The Doctor goes to confront the Dalek’s physical alien form while Clara and Journey head to Rusty’s technical brain to reactivate his “beautiful” memories, again hidden by the overriding amoral programming. It’s all made possible by redshirt Gretchen, who sacrifices herself to the imuno-bots by setting up a zipline for Clara and Journey to use. In the episode’s worst scene, the Doctor mind-melds with the Dalek and reopens his consciousness to the beauty and majesty of the universe and the evil of the Daleks. It’s a bizarre scene in an otherwise solid episode: Capaldi stares directly into the camera and talks to Rusty while the universe is green-screened behind him. It’s jarring and very lazily shot. Each year the Doctor Who budget has gotten progressively bigger, and no one can argue that season eight looks great. It’s cinematic, and the effects and sets are strong, so why they went with this strange 1980’s-style shot of Capaldi in the climactic scene is beyond me. It’s bad directing.
“Into the Dalek” is co-written by Steven Moffat and Phil Ford who also co-wrote the all-time great episode “The Waters of Mars,” which is one of my personal favorite episodes. One of the things I love about it is how absolutely wrong the Doctor gets things in that episode. The series sometime paints the Doctor as a nearly perfect being who always has all the right answers. What “The Waters of Mars” shows is a time when the Doctor is horribly mistaken, and makes the wrong decision with terrible consequences, something “Into the Dalek” isn’t afraid to address either. When the Doctor mind-melds with Rusty, attempting to rejuvenate the images that made him the “good Dalek,” what Rusty gathers instead is the Doctor’s universal hatred for the Dalek race. Thus, Rusty engages and destroys the entire Dalek fleet that answered his previous call to arms on the mothership. He remains a perfect killing machine. Only his target has changed.
It’s a continued exploration of the Twelfth Doctor’s search to discover if he is truly a good man. What does it say if all that Rusty could learn from him was hated of the Daleks? Obviously the Daleks are completely evil, but does his hatred of them make him any better? He’s devoted his life to eradicating the Daleks, and that’s still genocide. It’s telling that Rusty states that the Doctor himself is the proper model for a “good Dalek,” before setting out to destroy more of his own race.
In the end, the Doctor refuses to let Journey Blue travel on the TARDIS with him and Clara, asserting that he doesn’t want soldiers with him, surely foreshadowing future issues with soon-to-be companion (and equally awkwardly named) Danny Pink (Samuel Anderson), a former British soldier with emotional baggage from the war who’s developing a romantic relationship with Clara.

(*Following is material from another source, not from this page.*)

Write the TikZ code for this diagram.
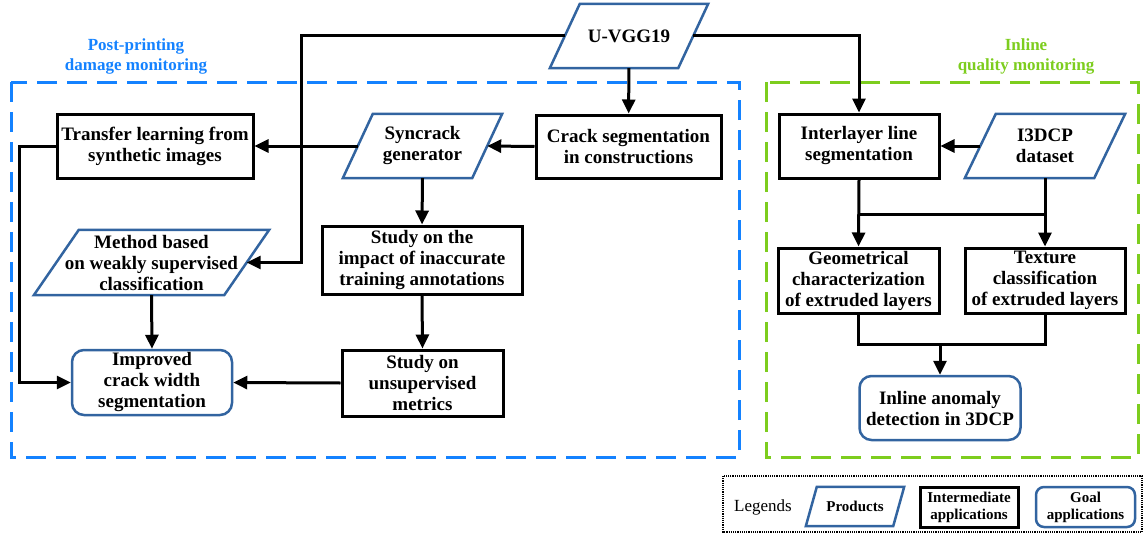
\documentclass[tikz,border=0pt]{standalone}
\usepackage{fontspec}
\setmainfont{Liberation Serif}
\usetikzlibrary{arrows.meta,calc}

\definecolor{prodblue}{RGB}{50,100,160}
\definecolor{zoneblue}{RGB}{20,130,255}
\definecolor{zonegreen}{RGB}{125,205,30}

\tikzset{
  base/.style={inner sep=0pt, align=center, font=\fontsize{19}{21}\selectfont\bfseries},
  interbox/.style={base, draw=black, line width=3pt},
  goalbox/.style={base, draw=prodblue, line width=2.5pt, rounded corners=12pt},
  prodbox/.style={base},
  zonelabel/.style={inner sep=0pt, align=center, font=\fontsize{17}{20}\selectfont\bfseries},
  conn/.style={line width=3pt, draw=black},
  arr/.style={conn, -{Triangle[length=14pt,width=13pt]}},
  zone/.style={line width=3pt, dash pattern=on 20pt off 10pt},
  legendtxt/.style={font=\fontsize{15}{17}\selectfont\bfseries},
}

% parallelogram outline around a rectangular node: #2 node, #3 half slant
\newcommand\slantframe[3][2.5pt]{%
  \draw[prodblue, line width=#1, line join=miter]
    ([xshift=#3]#2.north west) -- ([xshift=#3]#2.north east)
    -- ([xshift=-#3]#2.south east) -- ([xshift=-#3]#2.south west) -- cycle;}

\begin{document}
\begin{tikzpicture}[x=1pt, y=-1pt]
\useasboundingbox (0,0) rectangle (1143,535);

% zones
\draw[zone, zoneblue] (11,82) rectangle (739,457);
\draw[zone, zonegreen] (766,82) rectangle (1138,457);
\node[zonelabel, text=zoneblue] (lblpost) at (136,56) {Post-printing\\damage monitoring};
\node[zonelabel, text=zonegreen] (lblinline) at (1026,56) {Inline\\quality monitoring};

% nodes
\node[prodbox, minimum width=128pt, minimum height=64pt] (vgg) at (629,36) {U-VGG19};
\node[interbox, minimum width=196pt, minimum height=64pt] (transfer) at (155,146) {Transfer learning from\\synthetic images};
\node[prodbox, minimum width=129pt, minimum height=64pt] (syn) at (422.5,146) {Syncrack\\generator};
\node[interbox, minimum width=185pt, minimum height=63pt] (crack) at (628.5,146.5) {Crack segmentation\\in constructions};
\node[interbox, minimum width=160pt, minimum height=64pt] (inter) at (859,146) {Interlayer line\\segmentation};
\node[prodbox, minimum width=129pt, minimum height=64pt] (i3dcp) at (1045,146) {I3DCP\\dataset};
\node[prodbox, minimum width=190pt, minimum height=65pt] (method) at (151.5,262.5) {Method based\\on weakly supervised\\classification};
\node[interbox, minimum width=200pt, minimum height=68pt] (impact) at (422,260) {Study on the\\impact of inaccurate\\training annotations};
\node[interbox, minimum width=161pt, minimum height=65pt] (geo) at (858.5,280.5) {Geometrical\\characterization\\of extruded layers};
\node[interbox, minimum width=160pt, minimum height=65pt] (tex) at (1045,280.5) {Texture\\classification\\of extruded layers};
\node[interbox, minimum width=161pt, minimum height=66pt] (unsup) at (422.5,383) {Study on\\unsupervised\\metrics};
\node[goalbox, minimum width=160pt, minimum height=65pt] (improved) at (152,382.5) {Improved\\crack width\\segmentation};
\node[goalbox, minimum width=161pt, minimum height=64pt] (anomaly) at (940,408) {Inline anomaly\\detection in 3DCP};

\slantframe{vgg}{15pt}
\slantframe{syn}{15pt}
\slantframe{i3dcp}{15.5pt}
\slantframe{method}{22.5pt}

% routing points
\coordinate (railL) at (19,260);
\coordinate (railM) at (301,150);
\coordinate (merge) at (940,344);

% connectors
\draw[arr] (vgg) -- (crack);
\draw[arr] (vgg.west) -| (railM) |- (method.east);
\draw[arr] (vgg.east) -| (inter.north);
\draw[arr] (crack.west) -- (syn.east);
\draw[arr] (syn.west) -- (transfer.east);
\draw[arr] (syn.south) -- (impact.north);
\draw[arr] (impact.south) -- (unsup.north);
\draw[arr] (unsup.west) -- (improved.east);
\draw[arr] (method.south) -- (improved.north);
\draw[arr] (transfer.west) -| (railL) |- (improved.west);
\draw[arr] (i3dcp.west) -- (inter.east);
\draw[arr] (inter.south) -- (geo.north);
\draw[arr] (i3dcp.south) -- (tex.north);
\draw[conn] (inter.south) ++(0,35) coordinate (split) -- (split -| i3dcp.south);
\draw[conn] (geo.south) |- (merge) -| (tex.south);
\draw[arr] (merge) -- (anomaly.north);

% legend
\draw[line width=1.2pt, densely dotted] (723,476) rectangle (1142,532);
\node[font=\fontsize{17}{20}\selectfont] (lgtitle) at (763,507) {Legends};
\node[prodbox, legendtxt, minimum width=87pt, minimum height=39pt] (lprod) at (855,506.5) {Products};
\slantframe{lprod}{5.5pt}
\node[interbox, legendtxt, minimum width=98pt, minimum height=40pt] (linter) at (969,507) {Intermediate\\applications};
\node[goalbox, legendtxt, rounded corners=8pt, minimum width=99pt, minimum height=40pt] (lgoal) at (1085.5,507) {Goal\\applications};
\end{tikzpicture}
\end{document}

There’ll be more to talk about with Danny once his character becomes more involved with the series.
I’ve seen some reviews online that didn’t love “Into the Dalek.” I thought it was a solid episode. The days of near-universal acclaim for the series are over. The show has simply gotten too popular and covered by too many outlets to satisfy them all. It’s certainly an improvement on their previous look at Dalek morality in “Evolution of the Daleks.” Also, this episode might have been better received if it had come mid-season. Season 8 is still trying to set-up the themes that will be explored across its whole arc. As I said, I thought it was really good. If people just want to complain, just wait until next week when Clara and the Doctor encounter Robin Hood in Sherwood Forest. That’s very silly, even by Doctor Who standards.
Wibbly-Wobbly Stuff:
At least for my reviews, this is a section where I’ll cover extra tidbits and theories I didn’t address in the main article, but still want to mention.
– The early scenes between Clara and Danny Pink really remind you that Steven Moffat once created and wrote the British series Coupling , about the adventures and mishaps of dating among a group of friends. It was equal parts funny and painfully awkward (for the characters) to watch.

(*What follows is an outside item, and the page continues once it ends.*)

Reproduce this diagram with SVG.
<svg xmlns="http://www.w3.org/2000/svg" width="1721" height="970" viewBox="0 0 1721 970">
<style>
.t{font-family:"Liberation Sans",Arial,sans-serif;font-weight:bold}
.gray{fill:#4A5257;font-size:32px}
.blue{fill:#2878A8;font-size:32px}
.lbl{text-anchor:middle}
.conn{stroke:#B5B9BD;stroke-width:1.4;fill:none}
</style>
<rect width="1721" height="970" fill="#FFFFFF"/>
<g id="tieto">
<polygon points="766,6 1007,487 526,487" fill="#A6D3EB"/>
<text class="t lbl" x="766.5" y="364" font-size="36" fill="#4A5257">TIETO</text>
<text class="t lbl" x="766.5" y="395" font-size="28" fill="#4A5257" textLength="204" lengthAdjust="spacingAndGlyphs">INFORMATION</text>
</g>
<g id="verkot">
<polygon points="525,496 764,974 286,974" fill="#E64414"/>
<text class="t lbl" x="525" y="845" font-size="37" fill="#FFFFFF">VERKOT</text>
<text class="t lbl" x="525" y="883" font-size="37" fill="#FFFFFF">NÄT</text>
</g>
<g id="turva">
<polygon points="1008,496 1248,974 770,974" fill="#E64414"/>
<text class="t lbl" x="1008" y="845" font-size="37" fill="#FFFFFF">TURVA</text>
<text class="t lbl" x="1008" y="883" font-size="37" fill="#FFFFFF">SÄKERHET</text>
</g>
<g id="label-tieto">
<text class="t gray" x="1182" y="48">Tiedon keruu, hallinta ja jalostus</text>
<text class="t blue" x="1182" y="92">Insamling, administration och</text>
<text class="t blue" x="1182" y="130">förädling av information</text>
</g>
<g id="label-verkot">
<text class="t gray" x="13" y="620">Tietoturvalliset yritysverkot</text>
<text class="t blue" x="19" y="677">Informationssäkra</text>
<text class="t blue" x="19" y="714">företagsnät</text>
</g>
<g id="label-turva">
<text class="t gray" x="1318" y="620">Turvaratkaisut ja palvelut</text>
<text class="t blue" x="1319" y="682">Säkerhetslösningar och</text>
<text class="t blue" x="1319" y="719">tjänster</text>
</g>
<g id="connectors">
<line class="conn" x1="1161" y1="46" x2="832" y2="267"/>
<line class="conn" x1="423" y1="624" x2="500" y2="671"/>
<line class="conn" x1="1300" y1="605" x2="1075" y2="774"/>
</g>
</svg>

– I’m thankful we’re getting a chance to see more of Clara. She spent more time as a plot point than as a character in her first season. It’s good to see her develop in these first few episodes of Season 8, and I think her position as this new Doctor’s moral compass makes her a great foil. It’s telling that the Doctor said he needed her for the expedition even though she added nothing tactically. He needs her to guide him morally and emotionally. Coleman and Capaldi have some great back and forth, and she’s turning out to be an effective comedienne.
-Obviously, we have to talk about Missy. She made her second consecutive appearance of the season this week, when the newly deceased Gretchen found herself in “heaven” having tea just like Half-Face Man last week. It seems like Missy is going to be our continuing thread through the entire season (especially if you’ve stumbled onto that picture of her and the Doctor from the midseason finale online), and I’m excited about the prospects. Even if she doesn’t pan out character-wise (as Moffat characters are wont to do), I’m already in love with Michelle Gomez’s sweetly acidic performance. I don’t know what her game is, but I at least have a theory. Don’t worry, no spoilers here. I’ve avoided all the leaked info. This is purely my guess:
My guess is that Missy is actually a female version of The Master. Missy would actually be short for The Mistress. Her back and forth about the Doctor being her “boyfriend” seems appropriate to the relationship the Doctor had with John Simm’s version of The Master. Also, I can’t shake the idea that the square garden with the tall, round fountain in the middle where we first saw Missy in the premiere is very TARDIS-like, geometrically. Also, let’s take a look at how she’s gathering people. The Doctor took Journey Blue from a moment of certain death transported her to a wholly new place inside his TARDIS. It wouldn’t be that different from Missy taking people from the seeming moments of their deaths into her garden. Just something to think about. There’s at least some similarity there.
Why is she gathering people, and why Half-Face Man and Gretchen in particular? “Deep Breath” left the question of who killed Half-Face Man open. The Doctor may have killed him, or he may have killed himself. Certainly, the Doctor killing his enemy fits with the new, darker Who, but it also seems jarringly out of character for the Doctor. If the Half-Face Man jumped to his own death, that would mean that Missy’s only two contacts so far are the only two characters who have sacrificed themselves for the Doctor. None of the other Daleks, Ross, the dead ship crew members, or dead automatons from the premiere have had encounters with Missy that we’ve seen (I for one would have died to see a Dalek ask for cream and sugar in its tea). A group of people who’ve died for the Doctor would pair well down the road with the season’s themes about the Doctor’s morality. It also seems like the kind of mental anguish a Master-like character would want to force on the Doctor. Again, just a guess.